EXERCISE AIM
Repeat the records in full and exactly, omitting pictures.

═════ MATERIALS PROVIDED

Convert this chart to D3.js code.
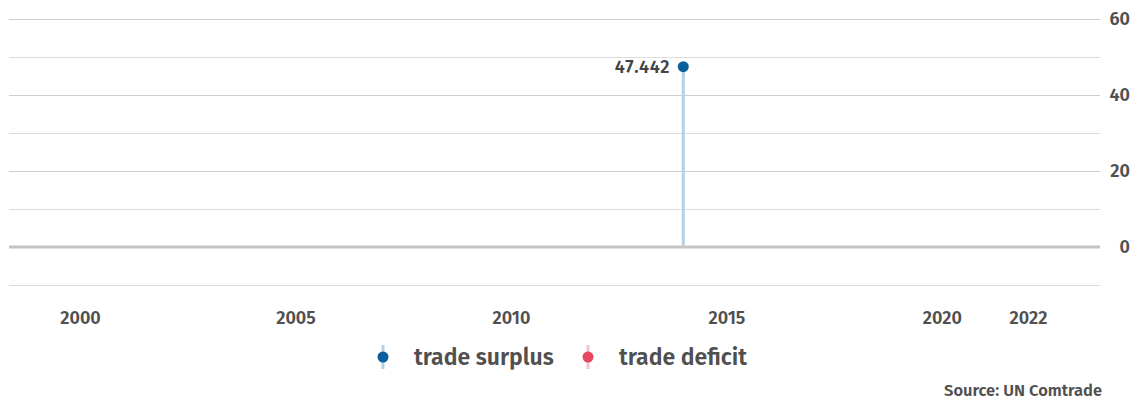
<!DOCTYPE html>
<html>
<head>
<meta charset="utf-8">
<script src="https://cdn.jsdelivr.net/npm/d3@7"></script>
<style>
    body { margin: 0; background: #fff; }
    svg text { font-family: "Fira Sans", "Noto Sans", sans-serif; font-weight: 600; fill: #505050; }
</style>
</head>
<body>
<svg id="chart" width="1147" height="401"></svg>
<script>
// trade balance by year (only 2014 reported)
var years = [2014];
var balance = [47.442];
var xTicks = [2000, 2005, 2010, 2015, 2020, 2022];
var yTicks = [60, 40, 20, 0];
var yGrid = [60, 50, 40, 30, 20, 10, -10];
var legendItems = ["trade surplus", "trade deficit"];

var colors = {
    surplus: { dot: "#0b5f9c", stem: "#b3d0e4" },
    deficit: { dot: "#e8485f", stem: "#f5c3cb" }
};

var svg = d3.select("#chart");
var left = 9, right = 1100;

var x = d3.scaleLinear().domain([2000, 2022]).range([80, 1028]);
var y = d3.scaleLinear().domain([-10, 60]).range([285, 19]);

// grid
svg.append("g").selectAll("line")
    .data(yGrid)
    .enter().append("line")
    .attr("x1", left).attr("x2", right)
    .attr("y1", function(d) { return y(d) + 0.5; })
    .attr("y2", function(d) { return y(d) + 0.5; })
    .attr("stroke", function(d) { return d % 20 == 0 ? "#cfcfcf" : "#dcdcdc"; })
    .attr("stroke-width", 1);

svg.append("line")
    .attr("x1", left).attr("x2", right)
    .attr("y1", y(0)).attr("y2", y(0))
    .attr("stroke", "#c4c4c4")
    .attr("stroke-width", 3);

// y axis on the right
var yAxis = svg.append("g")
    .attr("transform", "translate(1130,0)")
    .call(d3.axisRight(y).tickValues(yTicks).tickSize(0).tickPadding(0));
yAxis.select(".domain").remove();
yAxis.selectAll("text")
    .attr("text-anchor", "end")
    .style("font-size", "18px");

// x axis
var xAxis = svg.append("g")
    .attr("transform", "translate(0,311)")
    .call(d3.axisBottom(x).tickValues(xTicks).tickFormat(d3.format("d")).tickSize(0).tickPadding(0));
xAxis.select(".domain").remove();
xAxis.selectAll("text").style("font-size", "18px");

// lollipops
var data = years.map(function(yr, i) { return { year: yr, value: balance[i] }; });

var g = svg.append("g");
g.selectAll(".stem")
    .data(data)
    .enter().append("line")
    .attr("class", "stem")
    .attr("x1", function(d) { return x(d.year); })
    .attr("x2", function(d) { return x(d.year); })
    .attr("y1", y(0) - 1.5)
    .attr("y2", function(d) { return y(d.value); })
    .attr("stroke", function(d) { return d.value >= 0 ? colors.surplus.stem : colors.deficit.stem; })
    .attr("stroke-width", 3);

g.selectAll(".dot")
    .data(data)
    .enter().append("circle")
    .attr("class", "dot")
    .attr("cx", function(d) { return x(d.year); })
    .attr("cy", function(d) { return y(d.value); })
    .attr("r", 5.5)
    .attr("fill", function(d) { return d.value >= 0 ? colors.surplus.dot : colors.deficit.dot; });

g.selectAll(".val")
    .data(data)
    .enter().append("text")
    .attr("class", "val")
    .attr("x", function(d) { return x(d.year) - 13; })
    .attr("y", function(d) { return y(d.value); })
    .attr("dy", "0.35em")
    .attr("text-anchor", "end")
    .style("font-size", "18px")
    .style("letter-spacing", "0.8px")
    .style("fill", "#444")
    .text(function(d) { return d3.format(".3f")(d.value); });

// legend
var legend = svg.append("g").attr("transform", "translate(0,357)");
var lx = [383, 588];
var lc = [colors.surplus, colors.deficit];
legendItems.forEach(function(name, i) {
    legend.append("line")
        .attr("x1", lx[i]).attr("x2", lx[i])
        .attr("y1", -12).attr("y2", 12)
        .attr("stroke", lc[i].stem)
        .attr("stroke-width", 3);
    legend.append("circle")
        .attr("cx", lx[i]).attr("cy", 0).attr("r", 5.5)
        .attr("fill", lc[i].dot);
    legend.append("text")
        .attr("x", lx[i] + 31)
        .attr("dy", "0.35em")
        .style("font-size", "23px")
        .text(name);
});

svg.append("text")
    .attr("x", 1102).attr("y", 396)
    .attr("text-anchor", "end")
    .style("font-size", "16.5px")
    .text("Source: UN Comtrade");
</script>
</body>
</html>
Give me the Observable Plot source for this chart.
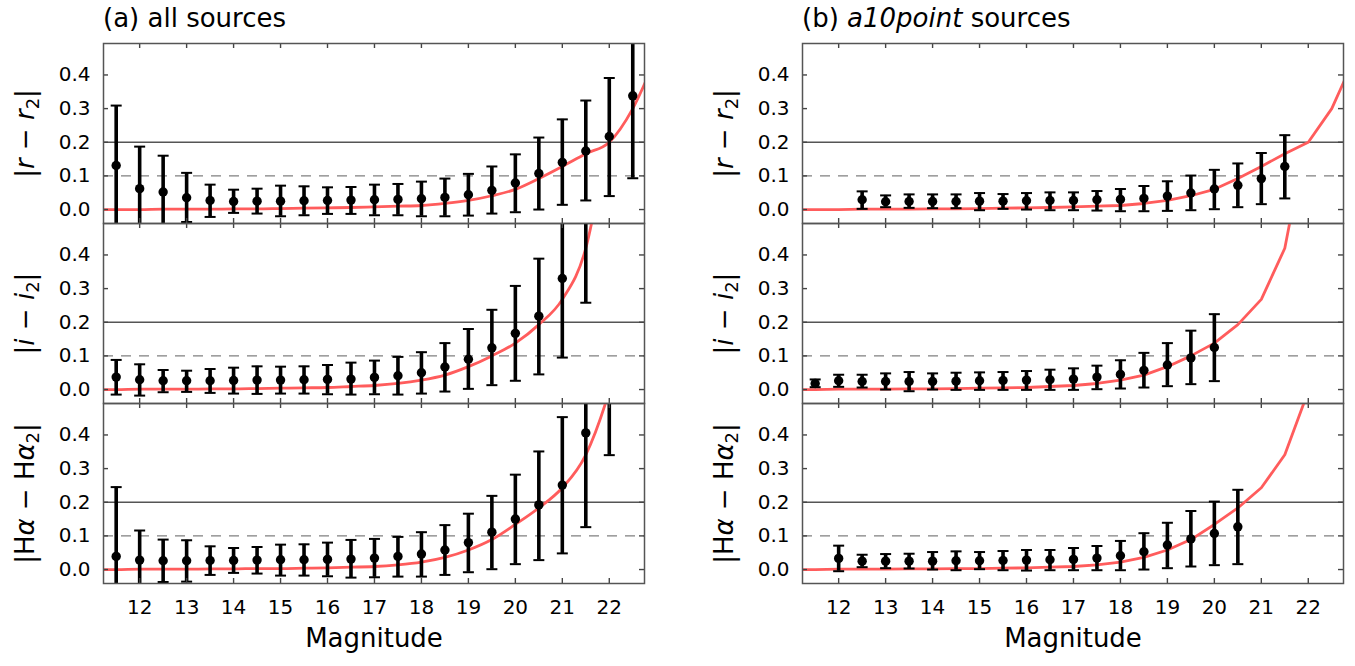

══════════

FINAL ANSWER
Convert this chart to D3.js code.
<!DOCTYPE html>
<html>
<head>
<meta charset="utf-8">
<script src="https://cdn.jsdelivr.net/npm/d3@7"></script>
<style>
    body { margin: 0; background: #fff; }
    svg text { font-family: "Fira Sans", "Noto Sans", sans-serif; font-weight: 600; fill: #505050; }
</style>
</head>
<body>
<svg id="chart" width="1147" height="401"></svg>
<script>
// trade balance by year (only 2014 reported)
var years = [2014];
var balance = [47.442];
var xTicks = [2000, 2005, 2010, 2015, 2020, 2022];
var yTicks = [60, 40, 20, 0];
var yGrid = [60, 50, 40, 30, 20, 10, -10];
var legendItems = ["trade surplus", "trade deficit"];

var colors = {
    surplus: { dot: "#0b5f9c", stem: "#b3d0e4" },
    deficit: { dot: "#e8485f", stem: "#f5c3cb" }
};

var svg = d3.select("#chart");
var left = 9, right = 1100;

var x = d3.scaleLinear().domain([2000, 2022]).range([80, 1028]);
var y = d3.scaleLinear().domain([-10, 60]).range([285, 19]);

// grid
svg.append("g").selectAll("line")
    .data(yGrid)
    .enter().append("line")
    .attr("x1", left).attr("x2", right)
    .attr("y1", function(d) { return y(d) + 0.5; })
    .attr("y2", function(d) { return y(d) + 0.5; })
    .attr("stroke", function(d) { return d % 20 == 0 ? "#cfcfcf" : "#dcdcdc"; })
    .attr("stroke-width", 1);

svg.append("line")
    .attr("x1", left).attr("x2", right)
    .attr("y1", y(0)).attr("y2", y(0))
    .attr("stroke", "#c4c4c4")
    .attr("stroke-width", 3);

// y axis on the right
var yAxis = svg.append("g")
    .attr("transform", "translate(1130,0)")
    .call(d3.axisRight(y).tickValues(yTicks).tickSize(0).tickPadding(0));
yAxis.select(".domain").remove();
yAxis.selectAll("text")
    .attr("text-anchor", "end")
    .style("font-size", "18px");

// x axis
var xAxis = svg.append("g")
    .attr("transform", "translate(0,311)")
    .call(d3.axisBottom(x).tickValues(xTicks).tickFormat(d3.format("d")).tickSize(0).tickPadding(0));
xAxis.select(".domain").remove();
xAxis.selectAll("text").style("font-size", "18px");

// lollipops
var data = years.map(function(yr, i) { return { year: yr, value: balance[i] }; });

var g = svg.append("g");
g.selectAll(".stem")
    .data(data)
    .enter().append("line")
    .attr("class", "stem")
    .attr("x1", function(d) { return x(d.year); })
    .attr("x2", function(d) { return x(d.year); })
    .attr("y1", y(0) - 1.5)
    .attr("y2", function(d) { return y(d.value); })
    .attr("stroke", function(d) { return d.value >= 0 ? colors.surplus.stem : colors.deficit.stem; })
    .attr("stroke-width", 3);

g.selectAll(".dot")
    .data(data)
    .enter().append("circle")
    .attr("class", "dot")
    .attr("cx", function(d) { return x(d.year); })
    .attr("cy", function(d) { return y(d.value); })
    .attr("r", 5.5)
    .attr("fill", function(d) { return d.value >= 0 ? colors.surplus.dot : colors.deficit.dot; });

g.selectAll(".val")
    .data(data)
    .enter().append("text")
    .attr("class", "val")
    .attr("x", function(d) { return x(d.year) - 13; })
    .attr("y", function(d) { return y(d.value); })
    .attr("dy", "0.35em")
    .attr("text-anchor", "end")
    .style("font-size", "18px")
    .style("letter-spacing", "0.8px")
    .style("fill", "#444")
    .text(function(d) { return d3.format(".3f")(d.value); });

// legend
var legend = svg.append("g").attr("transform", "translate(0,357)");
var lx = [383, 588];
var lc = [colors.surplus, colors.deficit];
legendItems.forEach(function(name, i) {
    legend.append("line")
        .attr("x1", lx[i]).attr("x2", lx[i])
        .attr("y1", -12).attr("y2", 12)
        .attr("stroke", lc[i].stem)
        .attr("stroke-width", 3);
    legend.append("circle")
        .attr("cx", lx[i]).attr("cy", 0).attr("r", 5.5)
        .attr("fill", lc[i].dot);
    legend.append("text")
        .attr("x", lx[i] + 31)
        .attr("dy", "0.35em")
        .style("font-size", "23px")
        .text(name);
});

svg.append("text")
    .attr("x", 1102).attr("y", 396)
    .attr("text-anchor", "end")
    .style("font-size", "16.5px")
    .text("Source: UN Comtrade");
</script>
</body>
</html>
Give me the Observable Plot source for this chart.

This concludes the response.